An attorney for a natural gas development company has warned Otego Town Board members that a drilling moratorium they are considering “will likely lead to excess and unnecessary legal costs and possibly damages that would be shouldered by local taxpayers.”
The strongly worded, seven-page letter was sent to the town officials three weeks ago by Michael P. Joy, an attorney representing Lenape Resources Inc., a natural gas company that holds gas development leases on 26 parcels in Otego, eight in Butternuts and five in Unadilla.
The letter arrived as town officials prepared to take up the proposed one-year moratorium against drilling next Wednesday.
Lenape recently filed a lawsuit against the Livingston County town of Avon after it enacted a similar moratorium.
Dozens of towns in upstate New York have enacted anti-drilling bans or moratoriums stopping drilling after the towns of Middlefield and Dryden were sued for prohibiting gas drilling. Bans enacted in Middlefield and Dryden have been upheld in lower courts but are being challenged in the state Appellate Division.
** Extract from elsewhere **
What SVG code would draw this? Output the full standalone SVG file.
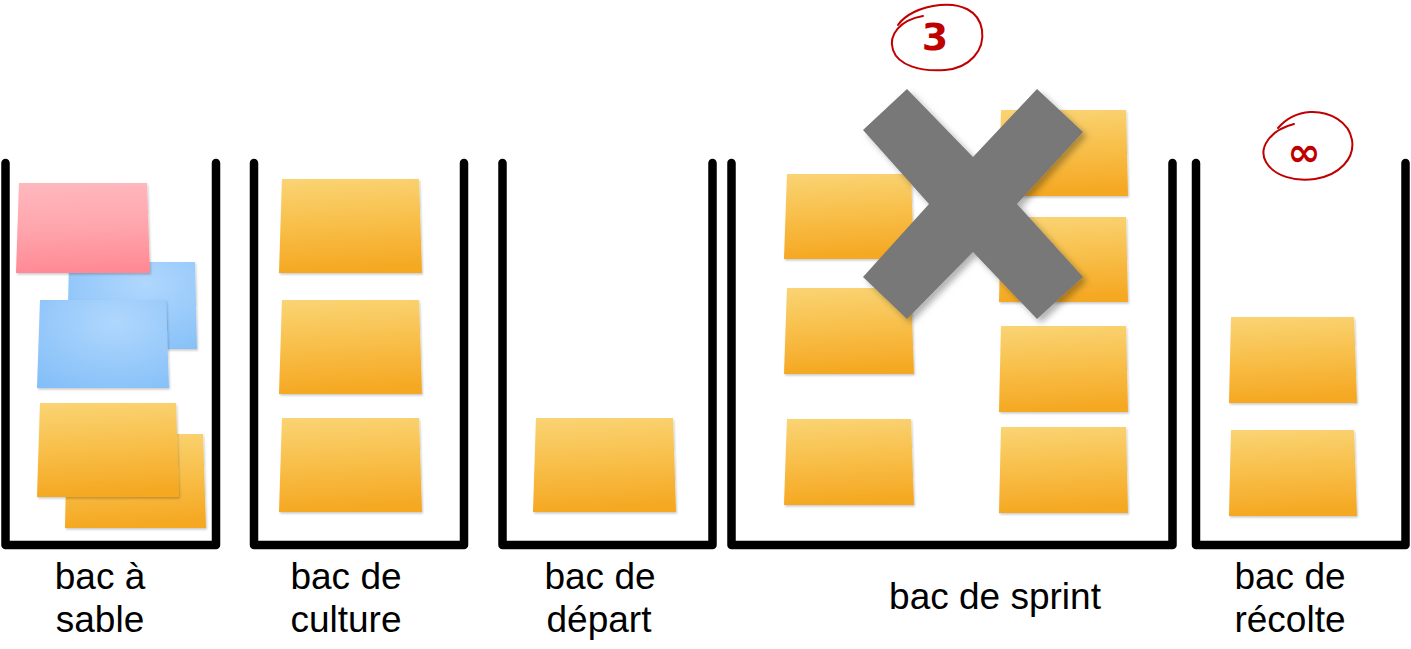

The two cases are expected to wind up before New York’s highest court, the Court of Appeals.
In his letter to the Otego board members, Joy wrote: “The cost of taking Lenape’s oil and gas development rights, which are on record in the Otsego County clerk’s office, could be tens of millions of dollars.”
Joy also pointed out that the company’s lawsuit against Avon seeks “not less than $50,000,000 in compensation.”
Otego Town Supervisor Joseph Hurlburt said he had no comment about Joy’s letter. He also declined to discuss the proposed moratorium.
Dick Downey, an Otego resident who coordinates a pro-drilling landowners’ group, said he was making no predictions about the outcome of next Wednesday’s meeting. He said one board member, Dave Sheldon, has come out in support of drilling. A super majority of the board — at least four out of five members — would be needed to pass the moratorium, he said.
“The moratorium is basically a petition drive for an extremist environmental viewpoint that fossil fuels are evil,” Downey said.
Stuart Anderson of Otego, an opponent of hydrofracking, said Joy’s
letter “was intending to be intimidating.”
“I don’t think there was a whole lot in that letter the board members haven’t already heard and gone over a few times,” he added.
Like Downey, Anderson said he could not offer a prediction on the outcome of the moratorium vote.
Downey said most of the support for a moratorium is concentrated in the village of Otego. He suggested that the village enact the moratorium rather than imposing the views of its residents on the rest of the town.